Apart from a narrative that is truly epic in scope, Scorsese’s camerawork in Goodfellas matches the heady nature of the tale being told. There are two tracking shots in particular that are brilliant; the much-lauded entrance of Henry and his future wife through the basement of the Copacabana, but the scene where Henry is being introduced to member after member of The Organization is brilliant in its timing, combining the tracking scene with Henry’s voiceover. Scorsese is ballsy and brassy in both of these shots, which makes perfect sense in the context of the scenes in questions. These are both celebration scenes of the power to which Henry aspires, reveling in “The Life,” as it were. In these, Scorsese reminds me of a young Orson Welles, so heedless of the rules of “nice” filmmaking, and hellbent on breaking the rules to his advantage. As the film progresses and we turn from Henry’s rise to his fall, the camerawork changes as well. Scorsese becomes more claustrophobic with his angles, and uses much more jittery hand camera work, eschewing the glitzy smoothness of steadicam shots. There is also a brilliant moment at the end where the fourth wall comes crashing down, a moment so unexpected, it caught me completely by surprise. I almost looked over my shoulder to see who the character was talking to. Again, it’s a gutsy filmmaking move, but one that makes perfect sense within the world of Goodfellas.
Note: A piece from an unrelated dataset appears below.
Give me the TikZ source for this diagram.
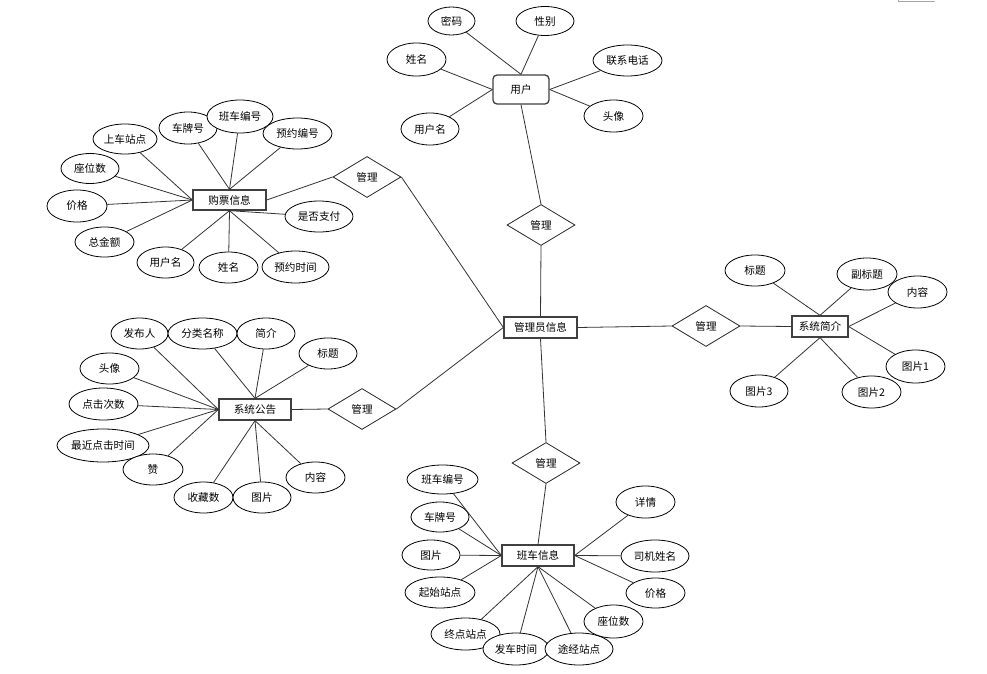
\documentclass[tikz,border=0pt]{standalone}
\usepackage{fontspec}
\setmainfont{Noto Sans CJK SC}
\usetikzlibrary{shapes.geometric}
\tikzset{
  attr/.style 2 args={ellipse, draw=black, fill=white, line width=0.8pt, minimum width=#1pt, minimum height=#2pt, inner sep=0pt},
  ent/.style 2 args={rectangle, draw=black!75, fill=white, line width=1.3pt, minimum width=#1pt, minimum height=#2pt, inner sep=0pt},
  rel/.style={diamond, draw=black!85, fill=white, line width=0.8pt, minimum width=68pt, minimum height=41pt, inner sep=0pt},
  conn/.style={draw=black!80, line width=0.8pt},
  every node/.style={font=\fontsize{10.6}{12}\selectfont}
}
\begin{document}
\begin{tikzpicture}[x=1pt,y=-1pt]
\useasboundingbox (0,0) rectangle (987,674);
\fill[white] (0,0) rectangle (987,674);
\draw[black!35, line width=1pt] (898,0) -- (898,1.2) -- (935,1.2);

% central entity and relations
\node[ent={73}{21}] (a) at (540.5,327.5) {管理员信息};
\node[rel] (d1) at (367,177) {管理};
\node[rel] (d2) at (541,225) {管理};
\node[rel] (d3) at (706,326) {管理};
\node[rel] (d4) at (362,409) {管理};
\node[rel] (d5) at (546,463) {管理};

% user
\node[ent={56}{29}, rounded corners=4pt] (u) at (521,89.5) {用户};
\node[attr={47}{28}] (u1) at (451.5,21) {密码};
\node[attr={58}{29}] (u2) at (545,21) {性别};
\node[attr={59}{33}] (u3) at (416.5,59.5) {姓名};
\node[attr={58}{32}] (u4) at (430,129) {用户名};
\node[attr={69}{31}] (u5) at (627.5,60.5) {联系电话};
\node[attr={59}{32}] (u6) at (613.5,116) {头像};

% purchase
\node[ent={73}{20}] (p) at (229.5,200) {购票信息};
\node[attr={64}{30}] (p1) at (125,139) {上车站点};
\node[attr={58}{32}] (p2) at (188,128) {车牌号};
\node[attr={66}{33}] (p3) at (240,116.5) {班车编号};
\node[attr={69}{31}] (p4) at (297.5,133.5) {预约编号};
\node[attr={58}{30}] (p5) at (90,168.5) {座位数};
\node[attr={60}{32}] (p6) at (77,206) {价格};
\node[attr={59}{30}] (p7) at (104.5,242) {总金额};
\node[attr={57}{31}] (p8) at (165.5,262.5) {用户名};
\node[attr={59}{31}] (p9) at (228.5,267.5) {姓名};
\node[attr={67}{32}] (p10) at (295.5,267) {预约时间};
\node[attr={68}{31}] (p11) at (319,216.5) {是否支付};

% notice
\node[ent={72}{21}] (n) at (255,409.5) {系统公告};
\node[attr={57}{31}] (n1) at (139.5,333.5) {发布人};
\node[attr={69}{31}] (n2) at (202.5,333.5) {分类名称};
\node[attr={58}{31}] (n3) at (266,333.5) {简介};
\node[attr={58}{31}] (n4) at (328,353.5) {标题};
\node[attr={59}{31}] (n5) at (109.5,368.5) {头像};
\node[attr={69}{32}] (n6) at (103.5,404) {点击次数};
\node[attr={92}{33}] (n7) at (103,445.5) {最近点击时间};
\node[attr={60}{31}] (n8) at (153,469.5) {赞};
\node[attr={59}{31}] (n9) at (203.5,497.5) {收藏数};
\node[attr={58}{31}] (n10) at (262,497.5) {图片};
\node[attr={59}{31}] (n11) at (315.5,477.5) {内容};

% intro
\node[ent={56}{21}] (s) at (820,326.5) {系统简介};
\node[attr={60}{31}] (s1) at (755,270.5) {标题};
\node[attr={60}{32}] (s2) at (867,274) {副标题};
\node[attr={59}{32}] (s3) at (917.5,292) {内容};
\node[attr={59}{33}] (s4) at (915.5,366.5) {图片1};
\node[attr={59}{32}] (s5) at (871.5,392) {图片2};
\node[attr={58}{32}] (s6) at (759,391) {图片3};

% bus
\node[ent={72}{21}] (b) at (538,555.5) {班车信息};
\node[attr={71}{29}] (b1) at (442.5,479.5) {班车编号};
\node[attr={58}{30}] (b2) at (440,517) {车牌号};
\node[attr={58}{30}] (b3) at (431,555) {图片};
\node[attr={70}{31}] (b4) at (440,592.5) {起始站点};
\node[attr={69}{32}] (b5) at (465.5,634) {终点站点};
\node[attr={66}{32}] (b6) at (516,649) {发车时间};
\node[attr={68}{32}] (b7) at (579,649) {途经站点};
\node[attr={59}{33}] (b8) at (613.5,621.5) {座位数};
\node[attr={59}{30}] (b9) at (655.5,593) {价格};
\node[attr={68}{32}] (b10) at (655,556) {司机姓名};
\node[attr={59}{32}] (b11) at (645.5,502) {详情};

% connectors: relations
\draw[conn] (u.south) -- (d2.north);
\draw[conn] (d2.south) -- (a.north);
\draw[conn] (a.west) -- (d1.east);
\draw[conn] (a.west) -- (d4.east);
\draw[conn] (a.east) -- (d3.west);
\draw[conn] (a.south) -- (d5.north);
\draw[conn] (p.east) -- (d1.west);
\draw[conn] (n.east) -- (d4.west);
\draw[conn] (d3.east) -- (s.west);
\draw[conn] (d5.south) -- (b.north);

% user attributes
\draw[conn] (u1) -- (u.north);
\draw[conn] (u2) -- (u.north);
\draw[conn] (u3) -- (u.west);
\draw[conn] (u4) -- (u.west);
\draw[conn] (u5) -- (u.east);
\draw[conn] (u6) -- (u.east);

% purchase attributes
\draw[conn] (p1) -- (p.west);
\draw[conn] (p5) -- (p.west);
\draw[conn] (p6) -- (p.west);
\draw[conn] (p7) -- (p.west);
\draw[conn] (p2) -- (p.north);
\draw[conn] (p3) -- (p.north);
\draw[conn] (p4) -- (p.north);
\draw[conn] (p8) -- (p.south);
\draw[conn] (p9) -- (p.south);
\draw[conn] (p10) -- (p.south);
\draw[conn] (p11) -- (p.south);

% notice attributes
\draw[conn] (n1) -- (n.west);
\draw[conn] (n5) -- (n.west);
\draw[conn] (n6) -- (n.west);
\draw[conn] (n7) -- (n.west);
\draw[conn] (n8) -- (n.west);
\draw[conn] (n2) -- (n.north);
\draw[conn] (n3) -- (n.north);
\draw[conn] (n4) -- (n.north);
\draw[conn] (n9) -- (n.south);
\draw[conn] (n10) -- (n.south);
\draw[conn] (n11) -- (n.south);

% intro attributes
\draw[conn] (s1) -- (s.north);
\draw[conn] (s2) -- (s.north);
\draw[conn] (s3) -- (s.east);
\draw[conn] (s4) -- (s.east);
\draw[conn] (s5) -- (s.south);
\draw[conn] (s6) -- (s.south);

% bus attributes
\draw[conn] (b1) -- (b.west);
\draw[conn] (b2) -- (b.west);
\draw[conn] (b3) -- (b.west);
\draw[conn] (b4) -- (b.west);
\draw[conn] (b5) -- (b.south);
\draw[conn] (b6) -- (b.south);
\draw[conn] (b7) -- (b.south);
\draw[conn] (b8) -- (b.south);
\draw[conn] (b9) -- (b.east);
\draw[conn] (b10) -- (b.east);
\draw[conn] (b11) -- (b.east);
\end{tikzpicture}
\end{document}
Realistically, Goodfellas isn’t quite my type of movie, but I am certainly not going to allow that prevent me from proclaiming its brilliance. I think of this, and I think of Dances with Wolves, the film that beat it to the Oscars in 1990, and it’s not even a fair comparison. I think there’s a very clear reason why Goodfellas was named to AFI’s “100 Years, 100 Movies” list, celebrating the best in American filmmaking, and Dances with Wolves was not. Ah, the Oscars. Scorsese can, at the very least, rest assured that his film will be remembered far more than Costner’s. Goodfellas is alternately joyous and devastating, neither of which I anticipate feeling from a gangster movie. This movie is good stuff. Very good stuff.